Now, about the "High" in Old High German. To this day there are High German and Low German (Plattdeutsch). High German is the standard version of the language usually spoken on TV and radio, written by journalists and authors and so forth. Out of the huge number of local German dialects, High German has come to be standard German. But "High" is not a value judgment. It does not connote anything cultural or social at all. Rather, High German is a purely geographical term: it is so called because it comes from mountainous areas, and Low German from regions where the land is flatter and the elevation is lower. 

The earliest Old High German texts are glosses, German synonyms written in the margins of Latin manuscripts, and lists of Latin-synonyms. Then come actual translations, of gospels, of Psalms, of earlier Christian writers, occasionally even of "pagan" Latin Classics. There are official pronouncements of Frankish rulers, pieces of the liturgy, passion plays, magical formulas. There is the Hildebrandslied, a tragic story of a battle between a father and son, a survival of Germanic oral literature.

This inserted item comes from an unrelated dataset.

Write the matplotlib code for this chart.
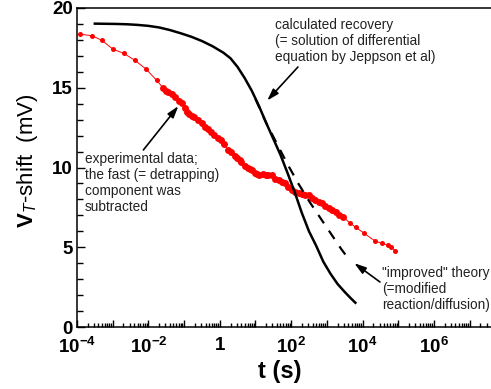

Old High German was strongly supported by Charlemagne and his successors. Then, as the Saxons took control in German, there was a century, roughly from AD 900 to 1000, when written German virtually disappeared. Latin had been the dominant written language the entire time, but under the Saxons, Latin's status returned from dominant to exclusive. 

And then, in the first half of the 11th century, in the period of transition from Old High German to Middle High German, the dominant figure in literary German was Notker, also called Notker the German, to distinguish him from the 9th-century Notker the Stutterer, known for his German additions to the liturgy. In addition to purely German works, Notker the German wrote distinctive mixed works, part Latin, part German.

After Notker, beginning around AD 1050 and lasting until about 1350, is the period of the literature referred to as Middle High German, with authors much more well-known and widely-read than anyone in Old High German: for example, Hartmann von Aue, Gottfried von Strassburg, Wolfram von Eschenbach, and, perhaps the most prominent Medieval German work, the anonymous Nibelungenlied. Old High German is more foreign, more difficult for contemporary readers to comprehend, often comparatively primitive. Still, it offers fascinating glimpses into the life of the times and places where it was made.